Apart from Saifullah Paracha, seven other Pakistani citizens are detained in the Guantanamo Bay detention camp, who include Majid Khan, Khalid Shaikh Mohammed, Amar A Baloch, Mohammed Madani, and two real brothers Abdul Rehman and Mohammed Rabbani. He said 70 other Pakistani citizens have been freed from the same prison at different occasions.

He said Pakistan’s interior ministry officials told him that they have seen files against Paracha but there was no evidence to prosecute him.

He disclosed that the US Supreme Court would likely to decide in June the legal position whether the US government can run the Guantanamo Bay prison in Cuba or not. Earlier, the US superior judiciary had taken notice of the detainees issue but the Bush government justified that it (Guantanamo Bay) was not in the US and located outside country.

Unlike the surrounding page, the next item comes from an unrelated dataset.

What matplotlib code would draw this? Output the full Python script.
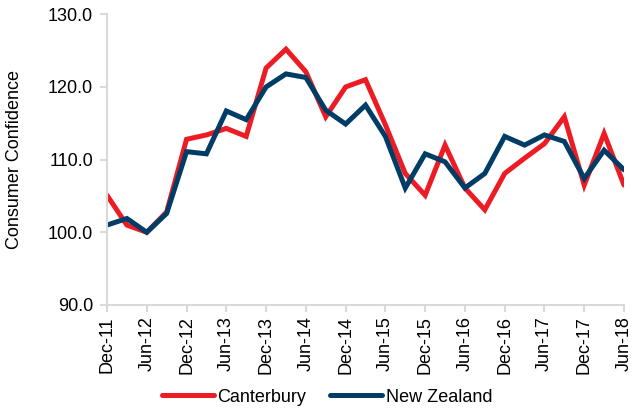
import numpy as np
import matplotlib.pyplot as plt

plt.rcParams['font.family'] = ['Liberation Sans', 'DejaVu Sans']

# quarterly, Dec-11 .. Jun-18
quarters = ['Dec-11', 'Mar-12', 'Jun-12', 'Sep-12', 'Dec-12', 'Mar-13', 'Jun-13',
            'Sep-13', 'Dec-13', 'Mar-14', 'Jun-14', 'Sep-14', 'Dec-14', 'Mar-15',
            'Jun-15', 'Sep-15', 'Dec-15', 'Mar-16', 'Jun-16', 'Sep-16', 'Dec-16',
            'Mar-17', 'Jun-17', 'Sep-17', 'Dec-17', 'Mar-18', 'Jun-18']

canterbury = [105.1, 101.0, 100.0, 102.8, 112.8, 113.4, 114.3, 113.2, 122.6, 125.2,
              122.1, 115.9, 120.0, 121.0, 114.8, 108.1, 105.1, 112.0, 106.1, 103.1,
              108.1, 110.2, 112.2, 115.9, 106.5, 113.6, 106.5]

new_zealand = [101.0, 101.9, 100.0, 102.6, 111.1, 110.8, 116.7, 115.5, 120.0, 121.8,
               121.3, 116.8, 114.9, 117.5, 113.2, 106.1, 110.8, 109.7, 106.1, 108.1,
               113.2, 112.0, 113.4, 112.5, 107.4, 111.3, 108.6]

RED = '#ED1C24'
BLUE = '#003D66'
GREY = '#D9D9D9'
FS = 13

fig = plt.figure(figsize=(6.37, 4.15), dpi=100)
ax = fig.add_axes([107 / 637, 1 - 305 / 415, (624 - 107) / 637, (305 - 14.3) / 415])

x = np.arange(len(quarters))
ax.plot(x, canterbury, color=RED, linewidth=3.6, label='Canterbury',
        solid_joinstyle='miter', solid_capstyle='round')
ax.plot(x, new_zealand, color=BLUE, linewidth=3.6, label='New Zealand',
        solid_joinstyle='miter', solid_capstyle='round')

ax.set_xlim(0, len(quarters) - 1)
ax.set_ylim(90, 130)
ax.set_yticks(np.arange(90, 131, 10))
ax.set_yticklabels([f'{v:.1f}' for v in np.arange(90, 131, 10)], fontsize=FS)
ax.set_xticks(x[::2])
ax.set_xticklabels(quarters[::2], rotation=90, fontsize=FS)

for side in ['top', 'right']:
    ax.spines[side].set_visible(False)
for side in ['left', 'bottom']:
    ax.spines[side].set_color(GREY)
    ax.spines[side].set_linewidth(1.5)
ax.tick_params(axis='both', color=GREY, width=1.5, length=5)
ax.tick_params(axis='y', pad=5)
ax.tick_params(axis='x', pad=3)
ax.set_ylabel('Consumer Confidence', fontsize=FS, labelpad=18)

fig.legend(loc='center', bbox_to_anchor=(327 / 637, 1 - 397 / 415), ncol=2,
           frameon=False, fontsize=FS, handlelength=2.9, handletextpad=0.2,
           columnspacing=1.3)

fig.savefig('out.png', dpi=100)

He said the Bush administration claimed a law passed by Congress soon after 9/11 incidents allowed them to do whatever it deems fit for fighting against the terrorism. “And under the same law, the regime is justifying captivity of the people at the bay but only five among total 778 prisoners were directly or indirectly related to the 9/11 events.”

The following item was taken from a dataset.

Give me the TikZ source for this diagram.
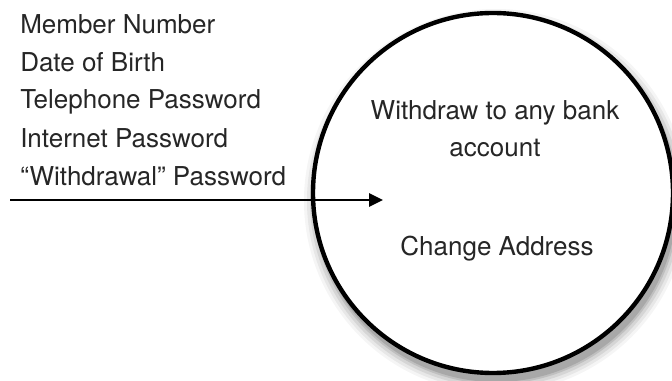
\documentclass[tikz,border=0pt]{standalone}
\usepackage{fontspec}
\setmainfont{TeX Gyre Heros}
\usetikzlibrary{positioning,arrows.meta}
\tikzset{
  listtxt/.style={
    anchor=base west, inner sep=0pt, text=black!85,
    font=\fontsize{19.5}{27.75}\selectfont
  },
  proctxt/.style={
    anchor=base, inner sep=0pt, align=center, text=black!85,
    font=\fontsize{19.5}{27.75}\selectfont
  },
  procbox/.style={
    circle, draw=black, fill=white, line width=3.3pt,
    minimum size=270pt, inner sep=0pt
  },
  flowarr/.style={
    -{Triangle[length=10.5pt, width=10pt]}, line width=1.5pt
  }
}
\begin{document}
\begin{tikzpicture}[x=0.75pt, y=-0.75pt]
\useasboundingbox (0,0) rectangle (672,381);
% soft shadow under the process
\foreach \r/\o in {192/0.04, 189/0.06, 186/0.08, 183/0.10, 181/0.12} {
  \fill[black, opacity=\o] (496,201) circle[radius=\r];
}
\node[procbox] (proc) at (493,193) {};

% data items
\node[listtxt] (mnum) at (20,34) {Member Number};
\node[listtxt] (dob) at (20,72) {Date of Birth};
\node[listtxt] (telpw) at (20,109) {Telephone Password};
\node[listtxt] (netpw) at (20,148) {Internet Password};
\node[listtxt] (wdpw) at (20,186) {``Withdrawal'' Password};

% functions
\node[proctxt] (wdany) at (495,157) {Withdraw to any bank\\account};
\node[proctxt] (chaddr) at (497,256) {Change Address};

\coordinate (src) at (10,200);
\coordinate (tip) at (383,200);
\draw[flowarr] (src) -- (tip);
\end{tikzpicture}
\end{document}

He also slammed the role of the US media, which he said was reluctant to ask questions from the Bush government over its policy on the war on terror and its aggressive actions in Afghanistan and Iraq.

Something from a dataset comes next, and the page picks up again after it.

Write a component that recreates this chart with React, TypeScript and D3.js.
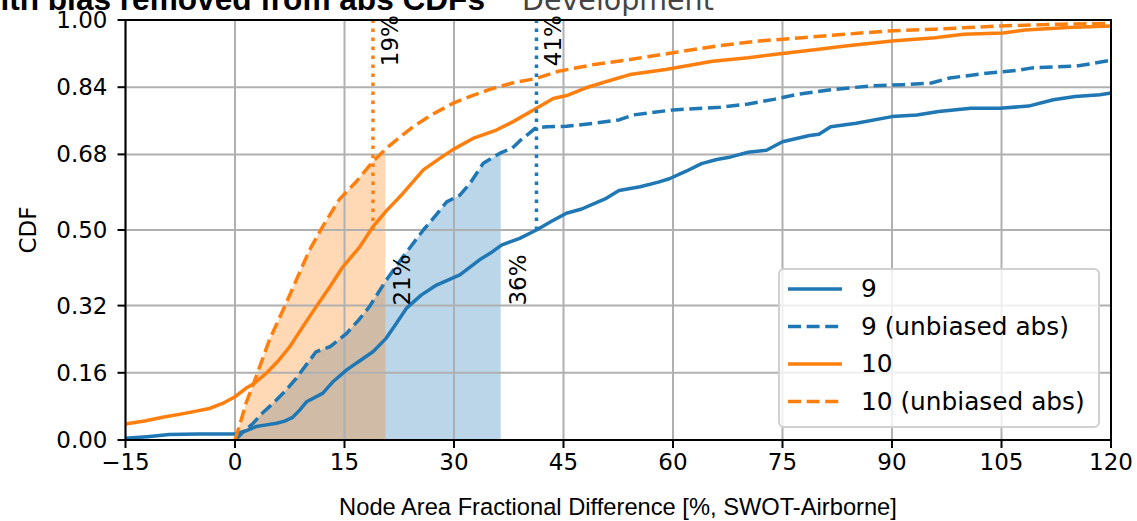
import * as d3 from "d3";
import React from "react";

const width = 1137;
const height = 521;
const margin = { top: 20, right: 26, bottom: 81, left: 125.5 };

const blue = "#1f77b4";
const orange = "#ff7f0e";

// [x %, CDF]
const cdf9: [number, number][] = [
  [-15, 0.004], [-12, 0.008], [-9, 0.013], [-5, 0.014], [0, 0.014], [1.5, 0.022], [2.9, 0.032],
  [4.3, 0.036], [5.7, 0.04], [6.8, 0.045], [7.9, 0.054], [8.8, 0.07], [9.8, 0.091], [12, 0.111],
  [13.5, 0.14], [15.3, 0.167], [17.2, 0.19], [18.9, 0.21], [20.7, 0.242], [22, 0.275], [23.5, 0.314],
  [25.5, 0.345], [27.6, 0.369], [30.8, 0.393], [33.5, 0.429], [35, 0.445], [36.5, 0.464], [39, 0.48],
  [41.3, 0.5], [43.3, 0.52], [45.4, 0.54], [47.5, 0.55], [49.5, 0.565], [50.7, 0.574], [52.6, 0.594],
  [55.5, 0.603], [58, 0.614], [59.5, 0.622], [61.8, 0.64], [63.9, 0.658], [66, 0.668], [67.9, 0.674],
  [70.3, 0.685], [72.8, 0.69], [75, 0.71], [78.7, 0.725], [80, 0.728], [81.6, 0.746], [85.1, 0.754],
  [90, 0.77], [93.4, 0.774], [96.4, 0.782], [100.8, 0.79], [104.8, 0.79], [108.7, 0.795],
  [112.1, 0.81], [115.1, 0.818], [118.5, 0.822], [120, 0.826],
];

const cdf9Unbiased: [number, number][] = [
  [0, 0], [1.2, 0.02], [2.5, 0.04], [3.8, 0.065], [5.2, 0.087], [6.8, 0.115], [8.4, 0.147],
  [9.8, 0.18], [11.1, 0.21], [13, 0.222], [15.3, 0.254], [16.9, 0.285], [18.4, 0.317], [20.7, 0.38],
  [23, 0.436], [25.8, 0.5], [27.5, 0.535], [29, 0.567], [30.8, 0.583], [32.2, 0.611], [34, 0.659],
  [36.3, 0.683], [38, 0.695], [39, 0.712], [40.3, 0.73], [41.1, 0.742], [42.7, 0.746], [45.4, 0.747],
  [49.2, 0.754], [52.6, 0.762], [54.6, 0.774], [60, 0.786], [66.4, 0.792], [70.3, 0.8], [73.8, 0.811],
  [76.7, 0.822], [81.6, 0.834], [87, 0.843], [91.5, 0.846], [95.4, 0.85], [97.9, 0.862],
  [103.3, 0.874], [107.2, 0.88], [109.2, 0.886], [115.1, 0.89], [118, 0.898], [120, 0.904],
];

const cdf10: [number, number][] = [
  [-15, 0.038], [-12.2, 0.046], [-9.9, 0.054], [-6.7, 0.064], [-3.5, 0.075], [-1.7, 0.087], [0, 0.103],
  [1.5, 0.123], [2.5, 0.133], [4.3, 0.159], [6, 0.19], [7.5, 0.222], [9.3, 0.27], [11.1, 0.317],
  [13, 0.365], [14.8, 0.413], [17.1, 0.46], [18.9, 0.508], [20.7, 0.545], [23, 0.587], [25.8, 0.643],
  [28, 0.67], [29.9, 0.692], [32.6, 0.718], [35.8, 0.738], [38.1, 0.758], [41.3, 0.79], [43.6, 0.813],
  [45.6, 0.821], [48, 0.838], [50.2, 0.85], [54.1, 0.87], [59, 0.882], [62.9, 0.894], [65.4, 0.902],
  [70.3, 0.91], [73.8, 0.918], [79.7, 0.93], [83.6, 0.938], [90, 0.95], [95.9, 0.958], [99.8, 0.966],
  [105.2, 0.969], [108.2, 0.976], [114.1, 0.982], [120, 0.986],
];

const cdf10Unbiased: [number, number][] = [
  [0, 0], [0.8, 0.045], [1.5, 0.087], [2.9, 0.151], [4.7, 0.238], [6.6, 0.31], [8.4, 0.381],
  [10.2, 0.452], [12, 0.508], [14.3, 0.573], [16.6, 0.615], [18.9, 0.663], [20.7, 0.694], [22.5, 0.72],
  [24.4, 0.746], [27, 0.775], [29.9, 0.802], [32.5, 0.82], [35.3, 0.837], [38, 0.85], [41.3, 0.861],
  [44.3, 0.878], [49.2, 0.894], [54.1, 0.906], [60, 0.922], [65.9, 0.938], [71.8, 0.95], [77.7, 0.958],
  [83.6, 0.966], [89.5, 0.974], [95.9, 0.978], [104.8, 0.986], [113.1, 0.99], [120, 0.992],
];

const xTicks = [-15, 0, 15, 30, 45, 60, 75, 90, 105, 120];
const yTicks = [0, 0.16, 0.32, 0.5, 0.68, 0.84, 1.0];

// medians of the plain CDFs (dotted lines) and 68% ends of the unbiased ones (shaded)
const medians = [
  { x: 18.9, label: "19%", color: orange },
  { x: 41.3, label: "41%", color: blue },
];
const fillEnds = [
  { x: 36.4, label: "36%", color: blue, data: cdf9Unbiased },
  { x: 20.6, label: "21%", color: orange, data: cdf10Unbiased },
];

const series = [
  { label: "9", data: cdf9, color: blue, dashed: false },
  { label: "9 (unbiased abs)", data: cdf9Unbiased, color: blue, dashed: true },
  { label: "10", data: cdf10, color: orange, dashed: false },
  { label: "10 (unbiased abs)", data: cdf10Unbiased, color: orange, dashed: true },
];

const font = "DejaVu Sans, sans-serif";

export default function App() {
  const x = d3.scaleLinear().domain([-15, 120]).range([margin.left, width - margin.right]);
  const y = d3.scaleLinear().domain([0, 1]).range([height - margin.bottom, margin.top]);

  const line = d3
    .line<[number, number]>()
    .x((d) => x(d[0]))
    .y((d) => y(d[1]));

  const area = d3
    .area<[number, number]>()
    .x((d) => x(d[0]))
    .y0(y(0))
    .y1((d) => y(d[1]));

  const clipTo = (data: [number, number][], end: number): [number, number][] => {
    const pts = data.filter((d) => d[0] <= end);
    const i = data.findIndex((d) => d[0] > end);
    if (i > 0) {
      const a = data[i - 1];
      const b = data[i];
      const t = (end - a[0]) / (b[0] - a[0]);
      pts.push([end, a[1] + t * (b[1] - a[1])]);
    }
    return pts;
  };

  const x0 = x(-15);
  const x1 = x(120);
  const yb = y(0);
  const yt = y(1);

  // legend box
  const lg = { x: 779, y: 269, w: 320, h: 158 };

  return (
    <svg width={width} height={height} style={{ display: "block", position: "absolute", left: 0, top: 0 }}>
      <rect width={width} height={height} fill="#fff" />

      <text x={485} y={10} textAnchor="end" fontFamily="Liberation Sans, Arial, sans-serif" fontWeight="bold" fontSize={31.6} fill="#000">
        with bias removed from abs CDFs
      </text>
      <text x={522} y={10} fontFamily={font} fontSize={28.5} fill="#444">
        Development
      </text>

      {/* shaded regions */}
      {fillEnds.map((f) => (
        <path key={f.label} d={area(clipTo(f.data, f.x)) || ""} fill={f.color} fillOpacity={0.3} />
      ))}

      {/* grid */}
      {xTicks.map((t) => (
        <line key={"gx" + t} x1={x(t)} x2={x(t)} y1={yt} y2={yb} stroke="#b0b0b0" strokeWidth={2} />
      ))}
      {yTicks.map((t) => (
        <line key={"gy" + t} x1={x0} x2={x1} y1={y(t)} y2={y(t)} stroke="#b0b0b0" strokeWidth={2} />
      ))}

      {/* curves */}
      {series.map((s) => (
        <path
          key={s.label}
          d={line(s.data) || ""}
          fill="none"
          stroke={s.color}
          strokeWidth={3.5}
          strokeDasharray={s.dashed ? "13,5.6" : undefined}
          strokeLinejoin="round"
        />
      ))}

      {/* median markers */}
      {medians.map((m) => (
        <g key={m.label}>
          <line x1={x(m.x)} x2={x(m.x)} y1={y(0.5)} y2={yt} stroke={m.color} strokeWidth={3.5} strokeDasharray="3.5,5.5" />
          <text transform={`translate(${x(m.x) + 25},${y(0.89)}) rotate(-90)`} fontFamily={font} fontSize={23} fill="#000">
            {m.label}
          </text>
        </g>
      ))}
      {fillEnds.map((f) => (
        <text key={"t" + f.label} transform={`translate(${x(f.x) + 25},${y(0.32)}) rotate(-90)`} fontFamily={font} fontSize={23} fill="#000">
          {f.label}
        </text>
      ))}

      {/* spines */}
      <rect x={x0} y={yt} width={x1 - x0} height={yb - yt} fill="none" stroke="#000" strokeWidth={2} />

      {/* ticks */}
      {xTicks.map((t) => (
        <g key={"xt" + t}>
          <line x1={x(t)} x2={x(t)} y1={yb} y2={yb + 8} stroke="#000" strokeWidth={2} />
          <text x={x(t)} y={yb + 30} textAnchor="middle" fontFamily={font} fontSize={23} fill="#000">
            {t < 0 ? "\u2212" + Math.abs(t) : t}
          </text>
        </g>
      ))}
      {yTicks.map((t) => (
        <g key={"yt" + t}>
          <line x1={x0 - 8} x2={x0} y1={y(t)} y2={y(t)} stroke="#000" strokeWidth={2} />
          <text x={x0 - 18} y={y(t) + 8} textAnchor="end" fontFamily={font} fontSize={23} fill="#000">
            {t.toFixed(2)}
          </text>
        </g>
      ))}

      <text transform={`translate(${36},${(yt + yb) / 2}) rotate(-90)`} textAnchor="middle" fontFamily={font} fontSize={23} fill="#000">
        CDF
      </text>
      <text x={618} y={515} textAnchor="middle" fontFamily="Liberation Sans, Arial, sans-serif" fontSize={23.7} fill="#000">
        Node Area Fractional Difference [%, SWOT-Airborne]
      </text>

      {/* legend */}
      <rect x={lg.x} y={lg.y} width={lg.w} height={lg.h} rx={5} fill="#fff" fillOpacity={0.8} stroke="#d0d0d0" strokeWidth={2} />
      {series.map((s, i) => {
        const cy = 289 + i * 37.5;
        return (
          <g key={"lg" + s.label}>
            <line x1={788} x2={842} y1={cy} y2={cy} stroke={s.color} strokeWidth={3.5} strokeDasharray={s.dashed ? "13,5.6" : undefined} />
            <text x={861} y={cy + 8} fontFamily={font} fontSize={24.8} fill="#000">
              {s.label}
            </text>
          </g>
        );
      })}
    </svg>
  );
}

However, he lauded the role of people, writers, intellectuals and artists, who raise voice against the Bush government.

Saifullah Paracha, 60, is a Pakistani philanthropist and businessman incarcerated in Guant·namo Bay cell since September 2004. He was born in 1947 in Mangowal in Punjab.

Paracha urgently needs heart treatment which is not being provided by his American captors. Paracha’s legal case has been pending in the US courts for more than three years without any resolution. At each and every turn, the US government has sought further delay. It seems that political intervention is the only hope for Paracha to receive justice. Until that day, Paracha, who has been an asset to both the Pakistani and American communities, will continue to languish, and may possibly perish, in his cell.